Taking too much time in Data Ingestion in Vector Index

Versions (relevant - OpenSearch):
2.11

Issue:
We are using m5.large.search single node cluster where we are using normal keyword searches for our application, but now we want to use vector search to improve the efficiency, and for this I have created a ingestion pipeline for the fields that I want to vectorise, we have around 8 fields to be vectorise and when I try to ingest data in this index, it taking too much time, normally when we ingest data in the normal index it takes around 20-40 seconds to send around 1300-1400 documents, but when I tried to ingest the same data in the vector index, its taking too much time, around 15-20 mins

Can anyone suggest what is it causing me, is it due to embeddings or something else I need to think of. And if the issue in the strategy to creating the vectors then please let me know.

Configuration:
So basically our use case is, we want to provide a facility to our users where the can query in a prompt format and based on that we will return the data to them related to their query.
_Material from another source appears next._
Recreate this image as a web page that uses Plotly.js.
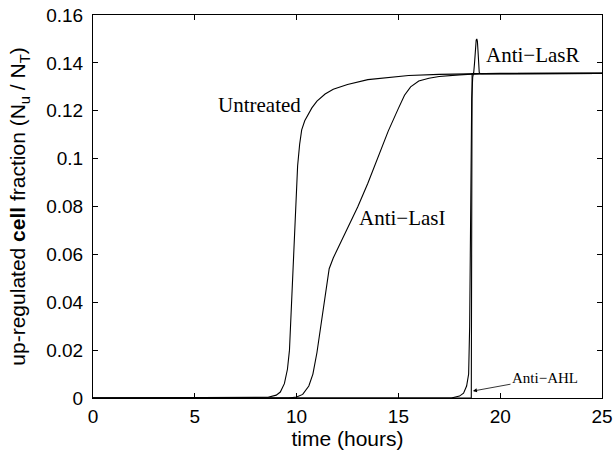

And for this what we are doin is, we transforming the desired fields into vectors and then searching the prompt in those vectors, is it right approach to do so, please let me know as Im very new to this.

Thanks a lot in Advance!

Hi Hemendra,

What type of model do you use for data ingestion - is it local or remotely hosted?

This topic was automatically closed 60 days after the last reply. New replies are no longer allowed.